The price factor in the sublease market has no clear rules. On the one hand, a subleased space is usually fully furnished, so the subtenant can move straight in, but this is factored into the higher price per square metre. Also, the flexibility of sublease and shorter terms tend to push the price upwards. On the other hand, the financial burden of unused space and the possible penalties for the existing tenant may force the tenant to sublease the available space at a rate below market prices. Each sublease case is therefore individual, but flexible and optimal arrangements are certainly possible in the market.
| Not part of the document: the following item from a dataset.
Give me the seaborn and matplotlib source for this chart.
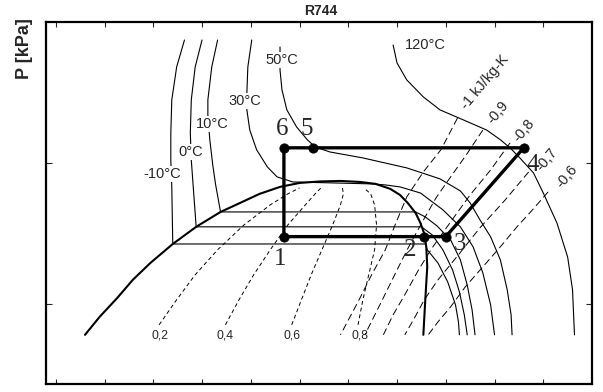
import matplotlib
matplotlib.use("Agg")
import matplotlib.pyplot as plt
from matplotlib.ticker import NullLocator
import seaborn as sns

sns.set_theme(style="white")
plt.rcParams['font.family'] = ['Liberation Sans', 'DejaVu Sans']

# saturation dome, h [kJ/kg], P [kPa]
dome_h = [80, 95, 113, 129, 147, 170, 194, 219, 239, 259, 280, 300, 321, 342, 362,
          378, 393, 403, 411, 419, 424, 428, 430, 431, 429, 427]
dome_p = [603, 809, 1100, 1480, 1950, 2660, 3520, 4490, 5200, 6030, 6760, 7210, 7390,
          7450, 7330, 7100, 6550, 5930, 5200, 4420, 3750, 3140, 2540, 1830, 1070, 603]

# isotherms
t_m10_h = [182, 174, 169, 168, 168, 169, 170, 429, 431, 442, 452, 460, 463, 464]
t_m10_p = [74500, 48000, 28000, 16300, 10500, 6760, 2660, 2660, 2420, 1950, 1430, 984, 745, 603]
t_0_h = [200, 193, 189, 188, 189, 191, 194, 425, 436, 447, 457, 464, 469, 472]
t_0_p = [74500, 48000, 28000, 16300, 10500, 6760, 3520, 3520, 3090, 2420, 1740, 1216, 836, 603]
t_10_h = [216, 210, 206, 206, 208, 211, 214, 219, 419, 429, 441, 455, 465, 472, 477, 480]
t_10_p = [74500, 48000, 28000, 21900, 14600, 9680, 6980, 4490, 4490, 4140, 3575, 2840, 2050,
          1360, 906, 603]
t_30_h = [251, 247, 246, 246, 249, 256, 267, 277, 293, 374, 388, 403, 424, 447, 465, 478,
          488, 496, 500]
t_30_p = [74500, 48000, 31300, 23800, 17100, 12400, 9370, 7960, 7330, 7100, 6980, 6760, 6120,
          4650, 3520, 2540, 1660, 984, 603]
t_50_h = [280, 280, 282, 287, 297, 308, 316, 331, 365, 410, 444, 465, 475, 485, 496, 506,
          513, 517, 518]
t_50_p = [66500, 45700, 33000, 23800, 18000, 14600, 13000, 11970, 10850, 9220, 7710, 6330,
          5200, 3950, 2990, 2050, 1260, 836, 603]
t_120_h = [396, 400, 410, 427, 444, 468, 492, 506, 516, 526, 540, 550, 564, 575, 580, 582]
t_120_p = [68700, 51200, 38800, 29400, 23800, 20200, 17100, 14600, 12780, 10850, 8490, 6120,
           3750, 2150, 1260, 603]

iso_labels = ["-10°C", "0°C", "10°C", "30°C", "50°C", "120°C"]
iso_lab_h = [159, 188, 211, 244, 282, 429]
iso_lab_p = [8360, 11970, 18900, 27500, 53700, 68700]

# vapour quality lines
q_p = [710, 1070, 1608, 2420, 3630, 5040, 6030, 6650]
q02_h = [156, 174, 193, 216, 243, 270, 288, 300]
q04_h = [224, 238, 253, 270, 288, 306, 316, 322]
q06_h = [292, 302, 312, 323, 334, 342, 345, 344]
q08_h = [360, 365, 371, 377, 379, 377, 373, 366]
q_labels = ["0,2", "0,4", "0,6", "0,8"]
q_lab_h = [157, 224, 292, 362]
q_lab_p = [600, 600, 600, 600]

# isentropes
s_10_h = [462, 445, 427, 410, 398, 388, 374, 360, 342]
s_10_p = [20800, 12400, 8630, 5740, 3630, 2420, 1610, 1033, 603]
s_09_h = [488, 471, 455, 440, 426, 413, 400, 385, 367]
s_09_p = [17100, 11400, 7960, 5650, 3820, 2620, 1740, 1070, 603]
s_08_h = [516, 496, 475, 455, 436, 422, 408, 396, 386]
s_08_p = [13900, 8920, 5930, 3820, 2494, 1740, 1160, 836, 603]
s_07_h = [535, 511, 485, 463, 442, 428, 418, 408]
s_07_p = [8630, 5470, 3460, 2230, 1480, 1070, 796, 603]
s_06_h = [555, 537, 523, 506, 488, 470, 455, 442, 432]
s_06_p = [6230, 4490, 3520, 2540, 1830, 1320, 953, 745, 603]
s_labels = ["-1 kJ/kg-K", "-0,9", "-0,8", "-0,7", "-0,6"]
s_lab_h = [490, 503, 530, 554, 574]
s_lab_p = [37500, 22650, 17100, 10500, 7960]

# cycle states 1..6
cyc_h = [284, 428, 450, 530, 314, 284]
cyc_p = [3000, 3000, 3000, 12800, 12800, 12800]
cyc_names = ["1", "2", "3", "4", "5", "6"]
cyc_lab_h = [280, 413, 465, 539, 307, 282]
cyc_lab_p = [2080, 2400, 2680, 9600, 17300, 17300]

fig = plt.figure(figsize=(6.03, 3.92), dpi=100)
ax = fig.add_axes([0.0763, 0.0204, 0.9055, 0.9235])
ax.set_yscale('log')

def curve(h, p, lw=0.8, ls='-'):
    sns.lineplot(x=h, y=p, sort=False, estimator=None, color='black',
                 linewidth=lw, linestyle=ls, ax=ax, legend=False)

for h, p in [(t_m10_h, t_m10_p), (t_0_h, t_0_p), (t_10_h, t_10_p),
             (t_30_h, t_30_p), (t_50_h, t_50_p), (t_120_h, t_120_p)]:
    curve(h, p, lw=0.8)

for qh in [q02_h, q04_h, q06_h, q08_h]:
    curve(qh, q_p, lw=0.7, ls=(0, (4.0, 3.0)))

for h, p in [(s_10_h, s_10_p), (s_09_h, s_09_p), (s_08_h, s_08_p),
             (s_07_h, s_07_p), (s_06_h, s_06_p)]:
    curve(h, p, lw=0.7, ls=(0, (7.5, 4.0)))

curve(dome_h, dome_p, lw=1.5)

curve(cyc_h + cyc_h[:1], cyc_p + cyc_p[:1], lw=2.4)
sns.scatterplot(x=cyc_h, y=cyc_p, color='black', s=45, edgecolor='black',
                zorder=5, ax=ax, legend=False)

for t, h, p in zip(iso_labels, iso_lab_h, iso_lab_p):
    ax.text(h, p, t, fontsize=10.5, ha='center', va='center', zorder=4,
            bbox=dict(facecolor='white', edgecolor='none', pad=0.6))
for t, h, p in zip(q_labels, q_lab_h, q_lab_p):
    ax.text(h, p, t, fontsize=8.8, ha='center', va='center')
for t, h, p in zip(s_labels, s_lab_h, s_lab_p):
    ax.text(h, p, t, fontsize=10.5, ha='center', va='center', rotation=50,
            rotation_mode='anchor')
for t, h, p in zip(cyc_names, cyc_lab_h, cyc_lab_p):
    ax.text(h, p, t, fontsize=18, ha='center', va='center',
            family=['Liberation Serif', 'DejaVu Serif'], zorder=6)

ax.set_xlim(40, 600)
ax.set_ylim(270, 100000)
ax.set_xticks(range(50, 600, 50))
ax.set_yticks([1000, 10000])
ax.yaxis.set_minor_locator(NullLocator())
ax.tick_params(axis='x', direction='in', top=True, bottom=True, length=3.5, width=0.8,
               labelbottom=False)
ax.tick_params(axis='y', direction='in', left=True, right=True, length=4.5, width=0.8,
               labelleft=False)
ax.set_xlabel('')
ax.set_ylabel('')
for s in ax.spines.values():
    s.set_linewidth(1.6)
    s.set_color('black')

fig.text(0.532, 0.972, "R744", fontsize=10, fontweight='bold', ha='center', va='center')
fig.text(0.040, 0.877, "P [kPa]", fontsize=13, fontweight='bold', ha='center',
         va='center', rotation=90)

fig.savefig("out.png", dpi=100)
Sublease is generally tolerated and not opposed to by managers or owners of business centres. Although many standard lease agreements stipulate that sublease is only allowed with the manager’s approval, in practice the approval is usually obtained if the interested party meets the owner’s requirements. Managers of business centres have a clear motivation for this as sublease helps to maintain planned income streams and there is always the possibility that the subtenant will become a direct and long-term tenant in the future.
Sublease is referred to as a ‘hidden vacancy’ by property market participants – its official size is not disclosed. Offices are offered for sublease in the same way as offices for lease in the primary market, but usually through specialist brokers, not publicly. Currently, the official vacancy rate in the primary office market in Vilnius is around 8%: 6% in Class A and 9% in Class B business centres. Rents, excluding VAT, in Class A business centres today range from 16.5 to 20 EUR/sqm and in Class B business centres – from 13 to 15 EUR/sqm. Vacancy at the rate of 8% in Vilnius today would mean about 86,000 sqm of office space available for rent on the primary market, but this figure does not include the subleased office space market, which, according to various estimates, may stand at 10,000 sqm or even more. Moreover, not every company has yet considered the possibility of subletting part of its premises, so this market certainly still has a huge reserve.
Far from being a grey or shadow market, its growth is simply an illustration of the changes taking place in business across the world, for which property developers will eventually offer sustainable solutions. So far, sublease has remained a significant niche market, harder to see with the naked eye, but which can create flexibility for both tenants and landlords.